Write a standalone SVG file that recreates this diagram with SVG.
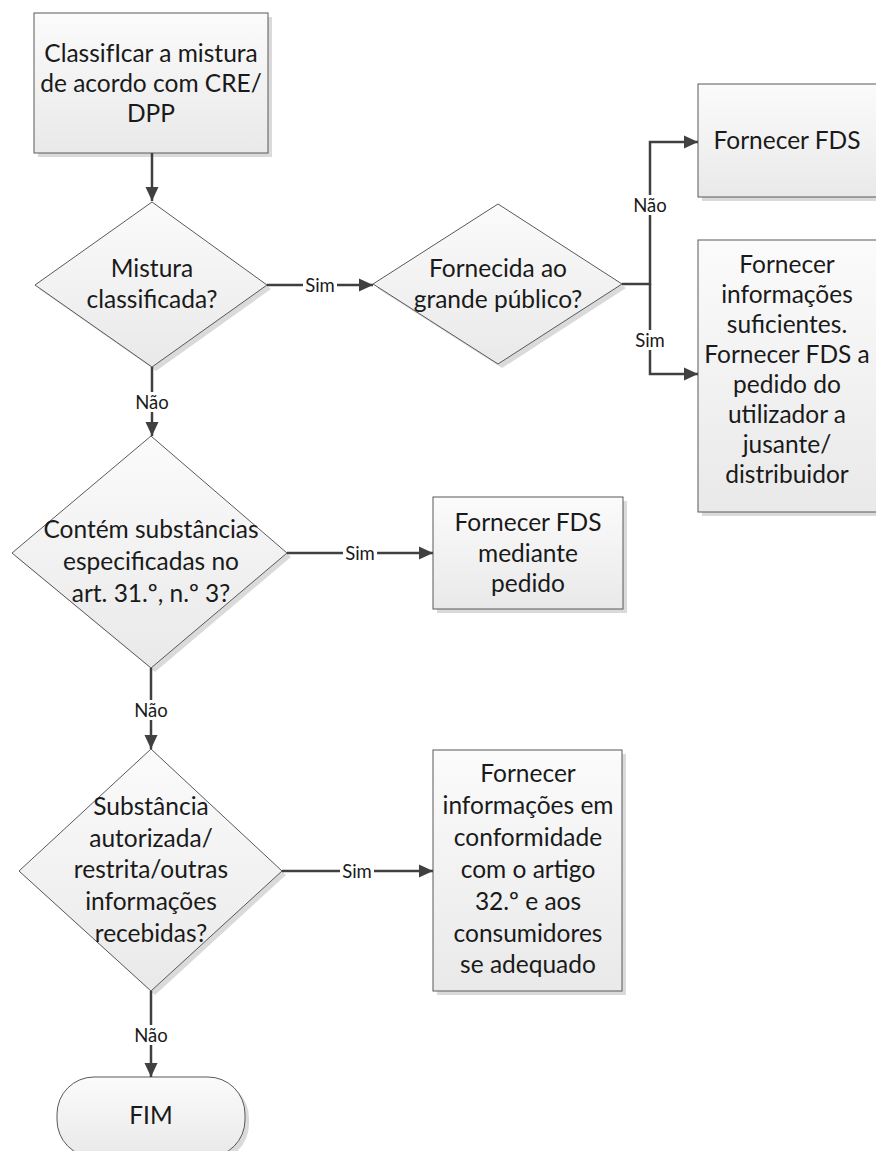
<svg xmlns="http://www.w3.org/2000/svg" width="876" height="1151" viewBox="0 0 876 1151">
  <defs>
    <linearGradient id="fillGrad" x1="0" y1="0" x2="0" y2="1">
      <stop offset="0" stop-color="#fbfbfb"/>
      <stop offset="1" stop-color="#e9e9e9"/>
    </linearGradient>
    <marker id="arrow" markerWidth="14" markerHeight="14" refX="14" refY="7" orient="auto" markerUnits="userSpaceOnUse">
      <path d="M0,0.5 L14,7 L0,13.5 z" fill="#404040"/>
    </marker>
    <style>
      .shape { fill: url(#fillGrad); stroke: #595959; stroke-width: 1; }
      .shadow { fill: #dadada; stroke: none; }
      .label { font-family: Lato, "Liberation Sans", sans-serif; font-size: 24.5px; fill: #1a1a1a; text-anchor: middle; }
      .edge { fill: none; stroke: #404040; stroke-width: 2.5; }
      .elabel { font-family: Lato, "Liberation Sans", sans-serif; font-size: 18.5px; fill: #1a1a1a; text-anchor: middle; dominant-baseline: central; }
      .lbg { fill: #ffffff; }
    </style>
  </defs>
  <rect width="876" height="1151" fill="#ffffff"/>

  <!-- Start: classify the mixture -->
  <g id="classify">
    <rect class="shadow" x="38" y="17" width="234" height="140"/>
    <rect class="shape" x="34" y="13" width="234" height="140"/>
    <text class="label" x="151" y="62">ClassifIcar a mistura</text>
    <text class="label" x="151" y="92">de acordo com CRE/</text>
    <text class="label" x="151" y="122">DPP</text>
  </g>

  <!-- Decision: classified mixture? -->
  <g id="classified">
    <polygon class="shadow" points="156,206 271,289 156,371 39,289"/>
    <polygon class="shape" points="152,202 267,285 152,367 35,285"/>
    <text class="label" x="152" y="277">Mistura</text>
    <text class="label" x="152" y="308">classificada?</text>
  </g>

  <!-- Decision: supplied to the general public? -->
  <g id="public">
    <polygon class="shadow" points="502,208 626,288 502,368 377,288"/>
    <polygon class="shape" points="498,204 622,284 498,364 373,284"/>
    <text class="label" x="498" y="277">Fornecida ao</text>
    <text class="label" x="498" y="308">grande público?</text>
  </g>

  <!-- Action: provide SDS -->
  <g id="sds">
    <rect class="shadow" x="702" y="88" width="190" height="113"/>
    <rect class="shape" x="698" y="84" width="190" height="113"/>
    <text class="label" x="787" y="149">Fornecer FDS</text>
  </g>

  <!-- Action: provide sufficient information -->
  <g id="sufficient">
    <rect class="shadow" x="702" y="244" width="190" height="272"/>
    <rect class="shape" x="698" y="240" width="190" height="272"/>
    <text class="label" x="787" y="273">Fornecer</text>
    <text class="label" x="787" y="303">informações</text>
    <text class="label" x="787" y="333">suficientes.</text>
    <text class="label" x="787" y="363">Fornecer FDS a</text>
    <text class="label" x="787" y="393">pedido do</text>
    <text class="label" x="787" y="423">utilizador a</text>
    <text class="label" x="787" y="453">jusante/</text>
    <text class="label" x="787" y="483">distribuidor</text>
  </g>

  <!-- Decision: contains substances of art. 31(3)? -->
  <g id="art31">
    <polygon class="shadow" points="155,440 291,557 155,672 16,557"/>
    <polygon class="shape" points="151,436 287,553 151,668 12,553"/>
    <text class="label" x="151" y="538">Contém substâncias</text>
    <text class="label" x="151" y="570">especificadas no</text>
    <text class="label" x="151" y="602">art. 31.º, n.º 3?</text>
  </g>

  <!-- Action: provide SDS on request -->
  <g id="onrequest">
    <rect class="shadow" x="437" y="501" width="190" height="112"/>
    <rect class="shape" x="433" y="497" width="190" height="112"/>
    <text class="label" x="528" y="531">Fornecer FDS</text>
    <text class="label" x="528" y="562">mediante</text>
    <text class="label" x="528" y="592">pedido</text>
  </g>

  <!-- Decision: authorised / restricted substance -->
  <g id="authorised">
    <polygon class="shadow" points="155,753 286,875 155,995 23,875"/>
    <polygon class="shape" points="151,749 282,871 151,991 19,871"/>
    <text class="label" x="151" y="815">Substância</text>
    <text class="label" x="151" y="847">autorizada/</text>
    <text class="label" x="151" y="878">restrita/outras</text>
    <text class="label" x="151" y="910">informações</text>
    <text class="label" x="151" y="942">recebidas?</text>
  </g>

  <!-- Action: information under article 32 -->
  <g id="art32">
    <rect class="shadow" x="437" y="754" width="189" height="241"/>
    <rect class="shape" x="433" y="750" width="189" height="241"/>
    <text class="label" x="528" y="782">Fornecer</text>
    <text class="label" x="528" y="814">informações em</text>
    <text class="label" x="528" y="846">conformidade</text>
    <text class="label" x="528" y="878">com o artigo</text>
    <text class="label" x="528" y="910">32.º e aos</text>
    <text class="label" x="528" y="942">consumidores</text>
    <text class="label" x="528" y="973">se adequado</text>
  </g>

  <!-- Terminator -->
  <g id="end">
    <rect class="shadow" x="61" y="1081" width="188" height="80" rx="37" ry="37"/>
    <rect class="shape" x="57" y="1077" width="188" height="80" rx="37" ry="37"/>
    <text class="label" x="151" y="1124">FIM</text>
  </g>

  <!-- Connectors -->
  <g id="connectors">
    <path class="edge" d="M152,153 V201" marker-end="url(#arrow)"/>

    <path class="edge" d="M267,285 H373" marker-end="url(#arrow)"/>
    <rect class="lbg" x="303" y="275" width="34" height="20"/>
    <text class="elabel" x="320" y="285">Sim</text>

    <path class="edge" d="M622,284 H650 V142 H698" marker-end="url(#arrow)"/>
    <rect class="lbg" x="632" y="195" width="36" height="20"/>
    <text class="elabel" x="650" y="205">Não</text>

    <path class="edge" d="M650,284 V374 H698" marker-end="url(#arrow)"/>
    <rect class="lbg" x="633" y="330" width="34" height="20"/>
    <text class="elabel" x="650" y="340">Sim</text>

    <path class="edge" d="M152,367 V436" marker-end="url(#arrow)"/>
    <rect class="lbg" x="134" y="392" width="36" height="20"/>
    <text class="elabel" x="152" y="402">Não</text>

    <path class="edge" d="M287,553 H433" marker-end="url(#arrow)"/>
    <rect class="lbg" x="343" y="543" width="34" height="20"/>
    <text class="elabel" x="360" y="553">Sim</text>

    <path class="edge" d="M151,668 V749" marker-end="url(#arrow)"/>
    <rect class="lbg" x="133" y="700" width="36" height="20"/>
    <text class="elabel" x="151" y="710">Não</text>

    <path class="edge" d="M282,871 H433" marker-end="url(#arrow)"/>
    <rect class="lbg" x="340" y="861" width="34" height="20"/>
    <text class="elabel" x="357" y="871">Sim</text>

    <path class="edge" d="M151,991 V1077" marker-end="url(#arrow)"/>
    <rect class="lbg" x="133" y="1025" width="36" height="20"/>
    <text class="elabel" x="151" y="1035">Não</text>
  </g>
</svg>
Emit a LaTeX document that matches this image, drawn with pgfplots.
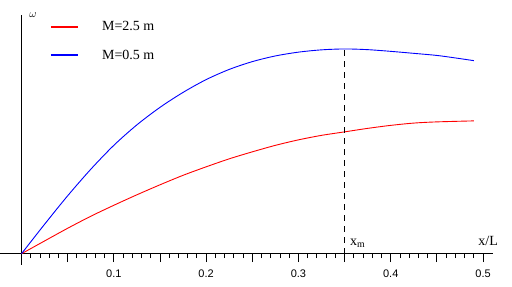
\documentclass[border=0pt]{standalone}
\usepackage{fontspec}
\setmainfont{Liberation Serif}
\newfontfamily\ticksans{Liberation Sans}
\usepackage{pgfplots}
\pgfplotsset{compat=1.18}
\begin{document}
\begin{tikzpicture}
\begin{axis}[
  scale only axis,
  width=493pt, height=250pt,
  xmin=-0.02273, xmax=0.5108,
  ymin=-11, ymax=239,
  axis lines=middle,
  axis line style={-, line width=1pt, black},
  ytick=\empty,
  xtick={0.1,0.2,0.3,0.4,0.5},
  xticklabels={0.1,0.2,0.3,0.4,0.5},
  extra x ticks={0.05,0.15,0.25,0.35,0.45},
  extra x tick labels={},
  minor xtick={0.01,0.02,0.03,0.04,0.06,0.07,0.08,0.09,0.11,0.12,0.13,0.14,0.16,0.17,0.18,0.19,0.21,0.22,0.23,0.24,0.26,0.27,0.28,0.29,0.31,0.32,0.33,0.34,0.36,0.37,0.38,0.39,0.41,0.42,0.43,0.44,0.46,0.47,0.48,0.49},
  tick align=outside,
  major tick length=8.5pt,
  minor tick length=4.5pt,
  tick style={black, line width=0.8pt},
  /pgf/number format/assume math mode=true,
  xticklabel style={font=\ticksans\fontsize{11}{13}\selectfont, anchor=north, yshift=-4.5pt},
  clip=false,
  legend style={draw=none, fill=none, at={(0.0994,0.974)}, anchor=north west,
    inner sep=0pt, row sep=17.3pt, nodes={inner sep=0pt},
    font=\fontsize{14}{16}\selectfont},
  legend image code/.code={\draw[#1, line width=2.5pt] (0pt,0pt) -- (27pt,0pt);},
  legend cell align=left,
  /tikz/every odd column/.append style={column sep=23pt},
]
\addplot[red, line width=0.9pt, smooth] coordinates {
(0,0) (0.025,12.8) (0.05,25.5) (0.075,37.5) (0.1,48.5) (0.125,59) (0.15,69)
(0.175,78.5) (0.2,87) (0.225,95) (0.25,102) (0.275,108.5) (0.3,114) (0.325,118.5)
(0.35,122) (0.375,125.5) (0.4,128.5) (0.425,130.8) (0.45,132) (0.49,133)
};
\addlegendentry{M=2.5 m}
\addplot[blue, line width=0.9pt, smooth] coordinates {
(0,0) (0.025,29.5) (0.05,58) (0.075,84.5) (0.1,108.5) (0.125,129) (0.15,146.5)
(0.175,161.5) (0.2,174.3) (0.225,184.5) (0.25,192.3) (0.275,198) (0.3,201.8)
(0.325,204.1) (0.35,205) (0.375,204.3) (0.4,202.6) (0.425,200.6) (0.45,198.5)
(0.47,196) (0.49,193.3)
};
\addlegendentry{M=0.5 m}
\addplot[black, line width=0.9pt, dash pattern=on 6pt off 5pt, forget plot] coordinates {(0.35,0) (0.35,205)};
\node[anchor=center, font=\fontsize{11}{13}\selectfont] at (axis cs:0.0124,238.5) {$\omega$};
\node[anchor=base west, inner sep=0pt, font=\fontsize{14}{16}\selectfont] at (axis cs:0.3557,8.5) {x\textsubscript{m}};
\node[anchor=base east, inner sep=0pt, font=\fontsize{14}{16}\selectfont] at (axis cs:0.5163,8.5) {x/L};
\end{axis}
\path[use as bounding box] ([yshift=-22pt]current axis.south west) rectangle ([xshift=19pt,yshift=15pt]current axis.north east);
\end{tikzpicture}
\end{document}
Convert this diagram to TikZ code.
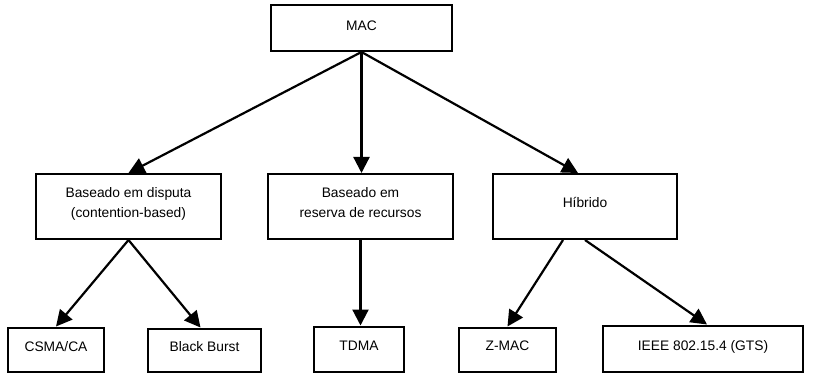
\documentclass[tikz,border=0pt]{standalone}
\usepackage{fontspec}
\setmainfont{Liberation Sans}
\usetikzlibrary{arrows.meta}
\begin{document}
\begin{tikzpicture}[x=1pt,y=-1pt,
  box/.style={draw, line width=2pt, rectangle, inner sep=0pt, align=center,
    font=\fontsize{13.8pt}{20.5pt}\selectfont, text depth=8pt},
  leaf/.style={box, text depth=7pt},
  link/.style={line width=2.2pt, -{Triangle[length=16pt,width=16pt]}}]
  \useasboundingbox (0,0) rectangle (813,374);
  % root
  \node[box, text depth=4pt, minimum width=181pt, minimum height=46pt] (mac) at (361.5,28) {MAC};
  % second level
  \node[box, minimum width=185pt, minimum height=65pt] (disp) at (128.5,206.5)
    {Baseado em disputa\\(contention-based)};
  \node[box, minimum width=185pt, minimum height=65pt] (res) at (360.5,206.5)
    {Baseado em\\reserva de recursos};
  \node[box, minimum width=184pt, minimum height=65pt] (hib) at (585,206.5) {Híbrido};
  % leaves
  \node[leaf, minimum width=96pt, minimum height=44pt] (csma) at (56,349.5) {CSMA/CA};
  \node[leaf, minimum width=113pt, minimum height=43pt] (bb) at (204.5,350) {Black Burst};
  \node[leaf, minimum width=90pt, minimum height=45pt] (tdma) at (359,349) {TDMA};
  \node[leaf, minimum width=97pt, minimum height=44pt] (zmac) at (507.5,349.5) {Z-MAC};
  \node[leaf, minimum width=200pt, minimum height=46pt] (ieee) at (703,348.5) {IEEE 802.15.4 (GTS)};
  % connectors
  \draw[link] (mac.south) -- (disp.north);
  \draw[link] (mac.south) -- (mac.south |- res.north);
  \draw[link] (mac.south) -- ([xshift=-7pt]hib.north);
  \draw[link] (disp.south) -- (csma.north);
  \draw[link] (disp.south) -- ([xshift=-4pt]bb.north);
  \draw[link] (res.south) -- (res.south |- tdma.north);
  \draw[link] ([xshift=-22pt]hib.south) -- (zmac.north);
  \draw[link] (hib.south) -- ([xshift=4pt]ieee.north);
\end{tikzpicture}
\end{document}
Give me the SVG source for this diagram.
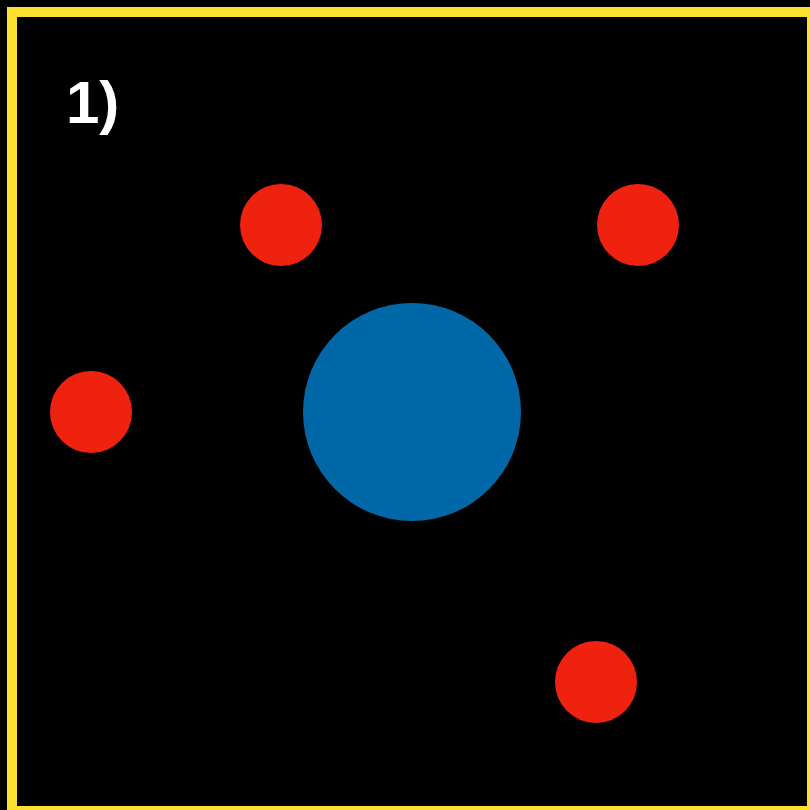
<svg xmlns="http://www.w3.org/2000/svg" width="810" height="810" viewBox="0 0 810 810">
<style>
.red{fill:#EE220F}
.blue{fill:#0068A6}
.lbl{font-family:"Liberation Sans",Arial,sans-serif;font-weight:bold;fill:#FFFFFF}
</style>
<rect x="0" y="0" width="810" height="810" fill="#000000"/>
<rect x="12" y="12" width="800" height="799" fill="#000000" stroke="#FDE02F" stroke-width="10"/>
<text class="lbl" x="66" y="123" font-size="60">1)</text>
<g id="center"><circle class="blue" cx="412" cy="412" r="109"/></g>
<g id="p1"><circle class="red" cx="281" cy="225" r="41"/></g>
<g id="p2"><circle class="red" cx="638" cy="225" r="41"/></g>
<g id="p3"><circle class="red" cx="91" cy="412" r="41"/></g>
<g id="p4"><circle class="red" cx="596" cy="682" r="41"/></g>
<g id="connectors"></g>
</svg>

┄┄┄┄┄┄

_Your objective_
Tally the lines of the listing in which the word "standalone" occurs, and state the total alone.

_Result of the exercise_
3